Wellington's south coast could witness the march of the crayfish, as they swell in numbers and crawl out of the sea to seek new food sources.
New research on Wellington's Taputeranga Marine Reserve has showed the depleted crayfish population will recover from the effects of overfishing, but it could take as long as 40 years.
"We will see bigger crayfish, and we'll see more abundant crayfish," marine biologist professor Jonathan Gardner, of Victoria University, said.
As their population grew, crayfish off the south coast would need to look for different food sources, he said. Blue mussels did not grow in the area naturally, so food sources were limited.
"In Wellington, it means we'll have a change in both diet and behaviour."
It was likely that crayfish would begin to move into the intertidal zone, even crawling out of the ocean at night to feed on seaweed.
"It's mindblowing to think crayfish commonly used to inhabit the intertidal zone.

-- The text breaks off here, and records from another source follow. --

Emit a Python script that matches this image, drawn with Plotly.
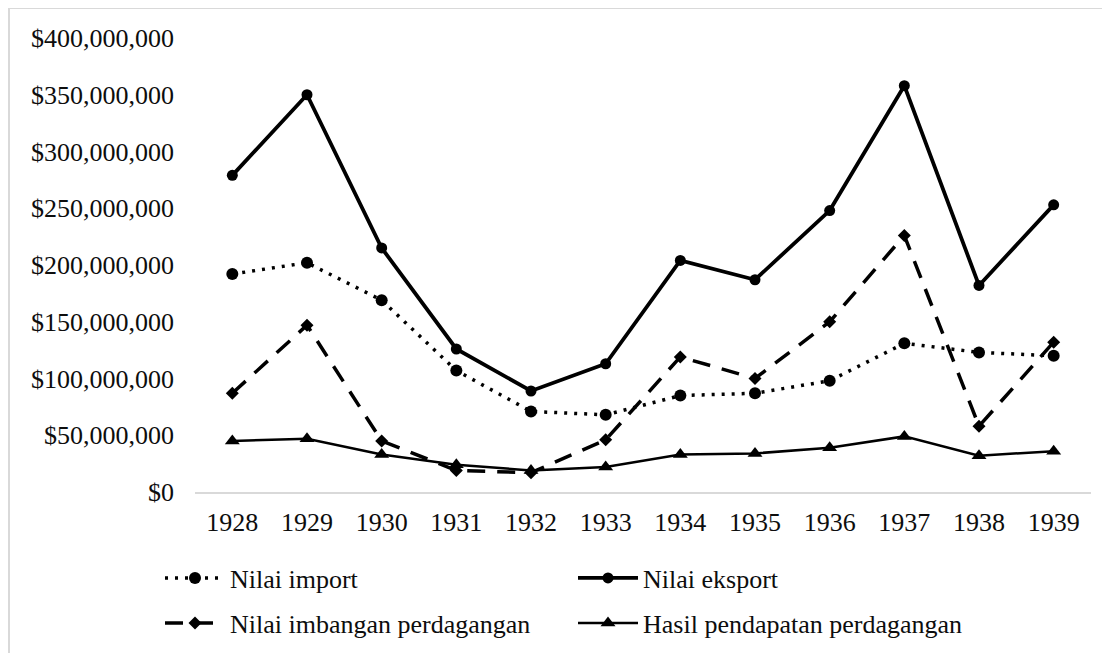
import plotly.graph_objects as go

years = ["1928", "1929", "1930", "1931", "1932", "1933", "1934", "1935", "1936", "1937", "1938", "1939"]
nilai_import = [192e6, 202e6, 169e6, 107e6, 71e6, 68e6, 85e6, 87e6, 98e6, 131e6, 123e6, 120e6]
nilai_eksport = [279e6, 350e6, 215e6, 126e6, 89e6, 113e6, 204e6, 187e6, 248e6, 358e6, 182e6, 253e6]
nilai_imbangan = [87e6, 147e6, 45e6, 19e6, 17e6, 46e6, 119e6, 100e6, 150e6, 226e6, 58e6, 132e6]
hasil_pendapatan = [45e6, 47e6, 33e6, 24e6, 19e6, 22e6, 33e6, 34e6, 39e6, 49e6, 32e6, 36e6]

y_ticks = [0, 50e6, 100e6, 150e6, 200e6, 250e6, 300e6, 350e6, 400e6]
y_tick_labels = ["$0", "$50,000,000", "$100,000,000", "$150,000,000", "$200,000,000",
                 "$250,000,000", "$300,000,000", "$350,000,000", "$400,000,000"]

FONT = "Liberation Serif, Times New Roman, serif"
TXT = "#0d0d0d"
OFF = 8  # page body margin
FW, FH = 1110 - OFF, 653 - OFF
L, T = 195 - OFF, 38 - OFF
R = FW - (1091 - OFF)
B = FH - (492 - OFF)
W, H = FW - L - R, FH - T - B

fig = go.Figure()

fig.add_trace(go.Scatter(
    x=years, y=nilai_import, name="Nilai import", mode="lines+markers",
    line=dict(color="black", width=3.5, dash="3px,7px"),
    marker=dict(symbol="circle", size=12, color="black"), legend="legend"))
fig.add_trace(go.Scatter(
    x=years, y=nilai_eksport, name="Nilai eksport", mode="lines+markers",
    line=dict(color="black", width=3.8),
    marker=dict(symbol="circle", size=11, color="black"), legend="legend"))
fig.add_trace(go.Scatter(
    x=years, y=nilai_imbangan, name="Nilai imbangan perdagangan", mode="lines+markers",
    line=dict(color="black", width=3.5, dash="18px,12px"),
    marker=dict(symbol="diamond", size=10, color="black"), legend="legend2"))
fig.add_trace(go.Scatter(
    x=years, y=hasil_pendapatan, name="Hasil pendapatan perdagangan", mode="lines+markers",
    line=dict(color="black", width=2.5),
    marker=dict(symbol="triangle-up", size=13, color="black"), legend="legend2"))

itemw = 60
legend_common = dict(orientation="h", xanchor="left", yanchor="middle",
                     x=(160 - 195) / W, entrywidth=338, itemwidth=itemw,
                     font=dict(family=FONT, size=26, color=TXT),
                     bgcolor="rgba(0,0,0,0)")

fig.update_layout(
    width=FW, height=FH,
    margin=dict(l=L, r=R, t=T, b=B, autoexpand=False),
    paper_bgcolor="white", plot_bgcolor="white",
    font=dict(family=FONT, size=26, color=TXT),
    showlegend=True,
    legend=dict(**legend_common, y=(492 - 578) / H),
    legend2=dict(**legend_common, y=(492 - 623) / H),
    xaxis=dict(type="category", range=[-0.5, 11.5], showgrid=False, showline=True,
               linecolor="#d9d9d9", linewidth=2, ticks="", ticklabelstandoff=6,
               automargin=False, tickfont=dict(family=FONT, size=26, color=TXT)),
    yaxis=dict(range=[0, 400e6], tickvals=y_ticks, ticktext=y_tick_labels,
               showgrid=False, zeroline=False, showline=False, ticks="",
               ticklabelstandoff=20, automargin=False,
               tickfont=dict(family=FONT, size=26, color=TXT)),
    shapes=[dict(type="rect", xref="paper", yref="paper",
                 x0=(9 - 195) / W, x1=(1140 - 195) / W,
                 y0=-(700 - 492) / H, y1=1 + 30 / H,
                 line=dict(color="#d9d9d9", width=2), fillcolor="rgba(0,0,0,0)",
                 layer="below")],
)

fig.write_html("out.html")
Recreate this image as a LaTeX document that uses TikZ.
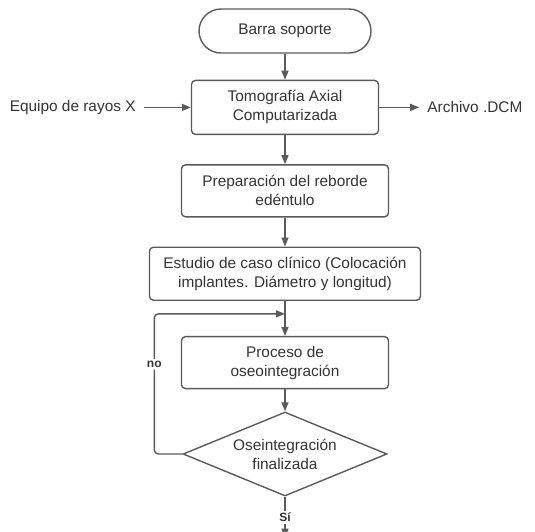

They would crawl into crevices and under rocks."
In the past, Maori caught crayfish by feeling for them with their feet, grabbing them by their antennae and hurling them ashore.
The 854ha Taputeranga reserve was opened in 2008.
"It's only been in effect for six years, Prof Gardner said. "They are starting to come back, but it will take decades to reach the levels they were a couple of generations ago in the 1940s."
There were about four times as many crayfish then as now, the study said.
Prof Gardner said they were "opportunistic scavengers". "They prefer meat, but they'll take what they can get."
They had already been observed in the intertidal zone in the Te Tapuwae o Rongokako Marine Reserve, near Gisborne, created in 1999.
The new study compared past fishing records to the current state of the south coast.
It involved scientists from Victoria University, the University of British Columbia, and Niwa.
The lead author, PhD student Tyler Eddy, collected data over three years of diving in the area.